--- start ---
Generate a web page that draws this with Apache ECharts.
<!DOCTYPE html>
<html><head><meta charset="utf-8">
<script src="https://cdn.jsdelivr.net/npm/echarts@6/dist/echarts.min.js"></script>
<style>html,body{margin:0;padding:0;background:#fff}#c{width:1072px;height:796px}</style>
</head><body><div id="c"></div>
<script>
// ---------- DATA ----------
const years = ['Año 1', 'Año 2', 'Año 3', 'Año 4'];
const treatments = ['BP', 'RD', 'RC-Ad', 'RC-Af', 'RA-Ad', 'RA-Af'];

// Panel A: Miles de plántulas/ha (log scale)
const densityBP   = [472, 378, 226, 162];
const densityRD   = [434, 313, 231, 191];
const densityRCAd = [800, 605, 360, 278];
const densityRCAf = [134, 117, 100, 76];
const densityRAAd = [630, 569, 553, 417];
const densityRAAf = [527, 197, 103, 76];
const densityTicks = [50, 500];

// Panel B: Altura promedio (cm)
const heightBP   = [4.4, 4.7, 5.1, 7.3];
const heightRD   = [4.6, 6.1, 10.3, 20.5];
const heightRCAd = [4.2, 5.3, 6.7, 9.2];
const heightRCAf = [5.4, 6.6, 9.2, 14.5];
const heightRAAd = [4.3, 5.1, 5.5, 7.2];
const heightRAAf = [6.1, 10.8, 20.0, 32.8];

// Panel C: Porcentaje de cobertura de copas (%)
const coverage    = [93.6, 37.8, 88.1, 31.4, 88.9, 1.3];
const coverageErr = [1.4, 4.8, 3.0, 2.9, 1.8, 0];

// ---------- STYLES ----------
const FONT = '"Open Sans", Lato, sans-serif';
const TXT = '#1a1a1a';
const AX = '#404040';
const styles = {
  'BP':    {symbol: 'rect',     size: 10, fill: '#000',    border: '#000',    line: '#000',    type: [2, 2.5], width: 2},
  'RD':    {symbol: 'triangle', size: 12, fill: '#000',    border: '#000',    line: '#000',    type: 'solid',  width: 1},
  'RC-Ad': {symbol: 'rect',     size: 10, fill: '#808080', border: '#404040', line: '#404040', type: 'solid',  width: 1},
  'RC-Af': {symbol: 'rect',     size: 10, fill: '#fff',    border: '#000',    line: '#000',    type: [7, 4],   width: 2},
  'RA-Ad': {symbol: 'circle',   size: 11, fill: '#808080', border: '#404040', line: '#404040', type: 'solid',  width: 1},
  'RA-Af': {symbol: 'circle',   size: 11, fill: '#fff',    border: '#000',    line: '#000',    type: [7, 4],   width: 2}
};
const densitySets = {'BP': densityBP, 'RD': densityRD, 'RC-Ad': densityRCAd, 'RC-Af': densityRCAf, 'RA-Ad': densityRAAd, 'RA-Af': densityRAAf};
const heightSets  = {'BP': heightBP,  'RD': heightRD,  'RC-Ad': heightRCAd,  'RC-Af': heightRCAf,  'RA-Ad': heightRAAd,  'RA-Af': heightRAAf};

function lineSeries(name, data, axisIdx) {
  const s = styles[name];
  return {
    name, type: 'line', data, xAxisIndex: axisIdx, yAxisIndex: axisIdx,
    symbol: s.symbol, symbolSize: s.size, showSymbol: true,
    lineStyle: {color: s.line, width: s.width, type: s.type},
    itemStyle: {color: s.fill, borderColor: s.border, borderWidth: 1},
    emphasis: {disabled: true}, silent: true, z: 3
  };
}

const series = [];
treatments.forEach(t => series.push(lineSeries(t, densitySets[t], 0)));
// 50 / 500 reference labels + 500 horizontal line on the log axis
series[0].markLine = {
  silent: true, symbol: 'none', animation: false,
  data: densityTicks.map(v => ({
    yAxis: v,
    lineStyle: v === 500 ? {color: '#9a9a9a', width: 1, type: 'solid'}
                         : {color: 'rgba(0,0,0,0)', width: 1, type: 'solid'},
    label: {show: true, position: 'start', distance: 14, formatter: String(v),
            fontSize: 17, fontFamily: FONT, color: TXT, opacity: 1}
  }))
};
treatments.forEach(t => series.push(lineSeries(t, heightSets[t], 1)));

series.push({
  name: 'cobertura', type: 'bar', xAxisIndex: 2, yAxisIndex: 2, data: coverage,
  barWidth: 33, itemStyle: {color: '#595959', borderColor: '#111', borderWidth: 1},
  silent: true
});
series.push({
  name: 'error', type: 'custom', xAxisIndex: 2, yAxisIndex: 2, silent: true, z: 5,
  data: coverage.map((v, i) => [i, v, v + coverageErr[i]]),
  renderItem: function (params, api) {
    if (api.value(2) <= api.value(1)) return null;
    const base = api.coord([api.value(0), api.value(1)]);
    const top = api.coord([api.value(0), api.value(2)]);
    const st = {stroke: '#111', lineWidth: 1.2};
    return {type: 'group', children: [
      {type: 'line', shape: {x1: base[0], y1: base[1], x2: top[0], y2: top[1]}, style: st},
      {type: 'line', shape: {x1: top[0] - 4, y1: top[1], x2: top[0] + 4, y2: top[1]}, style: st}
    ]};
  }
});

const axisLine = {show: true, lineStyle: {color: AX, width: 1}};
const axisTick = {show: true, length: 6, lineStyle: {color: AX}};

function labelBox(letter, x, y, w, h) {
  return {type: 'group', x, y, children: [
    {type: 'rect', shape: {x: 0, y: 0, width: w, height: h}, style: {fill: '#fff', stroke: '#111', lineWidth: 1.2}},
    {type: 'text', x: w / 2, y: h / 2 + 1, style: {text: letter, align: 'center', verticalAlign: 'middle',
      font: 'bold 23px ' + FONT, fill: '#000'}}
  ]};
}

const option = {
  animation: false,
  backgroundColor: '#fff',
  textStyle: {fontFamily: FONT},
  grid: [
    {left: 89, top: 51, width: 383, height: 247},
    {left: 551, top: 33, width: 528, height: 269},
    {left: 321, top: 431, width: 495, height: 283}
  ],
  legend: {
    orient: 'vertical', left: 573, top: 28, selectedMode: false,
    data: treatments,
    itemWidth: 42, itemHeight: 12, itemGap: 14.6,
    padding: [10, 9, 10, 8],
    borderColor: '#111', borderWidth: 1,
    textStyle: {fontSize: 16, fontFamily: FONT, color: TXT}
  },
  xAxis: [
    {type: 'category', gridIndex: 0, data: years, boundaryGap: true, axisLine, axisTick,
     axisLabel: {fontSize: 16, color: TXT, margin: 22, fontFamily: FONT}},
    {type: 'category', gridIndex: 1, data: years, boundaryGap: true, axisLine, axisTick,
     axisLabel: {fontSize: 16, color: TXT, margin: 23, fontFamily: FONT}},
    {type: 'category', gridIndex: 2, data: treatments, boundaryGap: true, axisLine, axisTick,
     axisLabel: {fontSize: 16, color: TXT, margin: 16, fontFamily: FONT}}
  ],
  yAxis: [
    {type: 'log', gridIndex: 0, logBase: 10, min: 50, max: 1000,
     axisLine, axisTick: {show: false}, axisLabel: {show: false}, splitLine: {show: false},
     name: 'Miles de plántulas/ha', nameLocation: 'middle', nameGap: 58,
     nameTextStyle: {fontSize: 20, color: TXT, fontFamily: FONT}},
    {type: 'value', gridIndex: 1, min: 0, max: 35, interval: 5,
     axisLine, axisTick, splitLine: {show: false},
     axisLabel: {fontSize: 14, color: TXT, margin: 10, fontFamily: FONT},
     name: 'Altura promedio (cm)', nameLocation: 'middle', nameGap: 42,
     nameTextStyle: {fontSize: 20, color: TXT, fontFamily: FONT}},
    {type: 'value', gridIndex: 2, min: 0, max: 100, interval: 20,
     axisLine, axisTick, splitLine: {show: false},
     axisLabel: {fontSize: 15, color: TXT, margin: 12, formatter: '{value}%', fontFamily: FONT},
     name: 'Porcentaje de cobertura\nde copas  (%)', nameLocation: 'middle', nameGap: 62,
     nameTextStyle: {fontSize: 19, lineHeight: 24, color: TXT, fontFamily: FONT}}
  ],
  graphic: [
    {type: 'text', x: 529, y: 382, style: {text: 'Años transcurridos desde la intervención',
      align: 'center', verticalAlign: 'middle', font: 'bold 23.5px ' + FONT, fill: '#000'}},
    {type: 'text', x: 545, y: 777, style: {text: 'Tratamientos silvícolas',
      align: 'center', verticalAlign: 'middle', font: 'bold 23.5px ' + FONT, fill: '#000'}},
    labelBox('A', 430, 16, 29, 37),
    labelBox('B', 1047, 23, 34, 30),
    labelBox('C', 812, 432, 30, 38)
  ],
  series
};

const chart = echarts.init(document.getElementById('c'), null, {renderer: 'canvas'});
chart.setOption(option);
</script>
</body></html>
--- end ---
Restate the first line and every line after it, word for word, stopping once the line with "const coverageErr = [1.4, 4.8, 3.0, 2.9, 1.8, 0];" is done.

_Response_
Generate a web page that draws this with Apache ECharts.
<!DOCTYPE html>
<html><head><meta charset="utf-8">
<script src="https://cdn.jsdelivr.net/npm/echarts@6/dist/echarts.min.js"></script>
<style>html,body{margin:0;padding:0;background:#fff}#c{width:1072px;height:796px}</style>
</head><body><div id="c"></div>
<script>
// ---------- DATA ----------
const years = ['Año 1', 'Año 2', 'Año 3', 'Año 4'];
const treatments = ['BP', 'RD', 'RC-Ad', 'RC-Af', 'RA-Ad', 'RA-Af'];

// Panel A: Miles de plántulas/ha (log scale)
const densityBP   = [472, 378, 226, 162];
const densityRD   = [434, 313, 231, 191];
const densityRCAd = [800, 605, 360, 278];
const densityRCAf = [134, 117, 100, 76];
const densityRAAd = [630, 569, 553, 417];
const densityRAAf = [527, 197, 103, 76];
const densityTicks = [50, 500];

// Panel B: Altura promedio (cm)
const heightBP   = [4.4, 4.7, 5.1, 7.3];
const heightRD   = [4.6, 6.1, 10.3, 20.5];
const heightRCAd = [4.2, 5.3, 6.7, 9.2];
const heightRCAf = [5.4, 6.6, 9.2, 14.5];
const heightRAAd = [4.3, 5.1, 5.5, 7.2];
const heightRAAf = [6.1, 10.8, 20.0, 32.8];

// Panel C: Porcentaje de cobertura de copas (%)
const coverage    = [93.6, 37.8, 88.1, 31.4, 88.9, 1.3];
const coverageErr = [1.4, 4.8, 3.0, 2.9, 1.8, 0];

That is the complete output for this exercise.